A banda Joy Division, que é de Birmingham, é um exemplo de como a abordagem do pós-punk difere da perspectiva do punk. O pós-punk reflete uma fragmentação decorrente da nova forma do capitalismo que surgia em Birmingham e estava mais acentuada na segunda metade dos anos 1970. Experiências - novos modos de alienação, isolamento, fragilidade humana etc. - relacionadas a esse contexto econômico ascendente tornaram-se temas líricos.
E essa mudança não é notável apenas nas letras. O pós-punk também ascendeu graças ao desenvolvimento das forças produtivas. O trecho diz que a “racionalização, mudanças setoriais, deslocamentos na localização da produção e investimentos em novas técnicas” foram os meios encontrados para “restaurar a lucratividade”. O processo de inovações tecnológicas também foi aplicado na música e o Joy Division, como algumas outras bandas, aproveitou para utilizar novas técnicas de produção e gravação.

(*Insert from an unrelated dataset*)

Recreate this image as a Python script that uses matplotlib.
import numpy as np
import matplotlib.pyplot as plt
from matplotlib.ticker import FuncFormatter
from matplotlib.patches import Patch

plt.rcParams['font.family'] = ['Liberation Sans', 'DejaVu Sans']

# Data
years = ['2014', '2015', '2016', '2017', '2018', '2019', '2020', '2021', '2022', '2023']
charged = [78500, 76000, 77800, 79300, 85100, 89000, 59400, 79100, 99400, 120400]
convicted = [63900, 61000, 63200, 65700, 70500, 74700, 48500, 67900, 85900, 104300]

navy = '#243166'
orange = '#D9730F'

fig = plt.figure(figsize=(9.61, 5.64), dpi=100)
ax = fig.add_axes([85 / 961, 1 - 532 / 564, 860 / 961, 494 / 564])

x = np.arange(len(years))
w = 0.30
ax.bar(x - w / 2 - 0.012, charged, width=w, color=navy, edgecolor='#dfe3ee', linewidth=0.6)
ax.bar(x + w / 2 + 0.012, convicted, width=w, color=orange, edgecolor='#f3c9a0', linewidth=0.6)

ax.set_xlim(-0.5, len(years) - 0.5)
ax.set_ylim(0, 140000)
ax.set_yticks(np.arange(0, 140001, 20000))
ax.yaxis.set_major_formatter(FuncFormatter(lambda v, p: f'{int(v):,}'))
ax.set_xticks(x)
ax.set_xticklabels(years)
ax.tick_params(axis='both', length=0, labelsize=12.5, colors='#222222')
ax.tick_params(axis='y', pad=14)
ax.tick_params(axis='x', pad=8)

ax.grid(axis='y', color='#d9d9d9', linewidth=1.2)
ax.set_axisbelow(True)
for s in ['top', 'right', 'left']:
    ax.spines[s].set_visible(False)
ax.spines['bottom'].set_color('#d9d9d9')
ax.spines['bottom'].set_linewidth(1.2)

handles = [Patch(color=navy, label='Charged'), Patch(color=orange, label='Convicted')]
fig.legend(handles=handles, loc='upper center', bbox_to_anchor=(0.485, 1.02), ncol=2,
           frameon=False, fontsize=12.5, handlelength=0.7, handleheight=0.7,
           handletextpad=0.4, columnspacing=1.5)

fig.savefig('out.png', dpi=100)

A figura de Martin Hannett, que produziu o disco "Unknown Pleasures", foi essencial para que o som do Joy Division fosse distinto do punk no uso de tecnologia. Na página 112 da obra "Rip It Up and Start Again: Postpunk 1978-1984", do jornalista Simon Reynolds, lê-se: "Os discos punk geralmente simulavam o som compacto e direto de um show em um pequeno clube. Os tempos rápidos e as guitarras distorcidas se adequavam à reprodução de som metálica e bidimensional do single de sete polegadas". De acordo com Reynolds, Hannett convenceu o Joy Division a "explorar a capacidade do estúdio de gravação de criar espaço", técnica que bandas punk normalmente não usavam e que por isso eram vistas por Hannett como "sonicamente conservadoras".
A passagem do punk ao pós-punk está ligada a transformações no capitalismo e no proletariado. Isso pode ser observado nas diferenças líricas entre os dois gêneros. Além disso, a inovação de forças produtivas permitiram o uso de novas técnicas e tecnologias, e possibilitou que gêneros musicais incorporem outros. O uso de sintetizadores é um bom exemplo a respeito.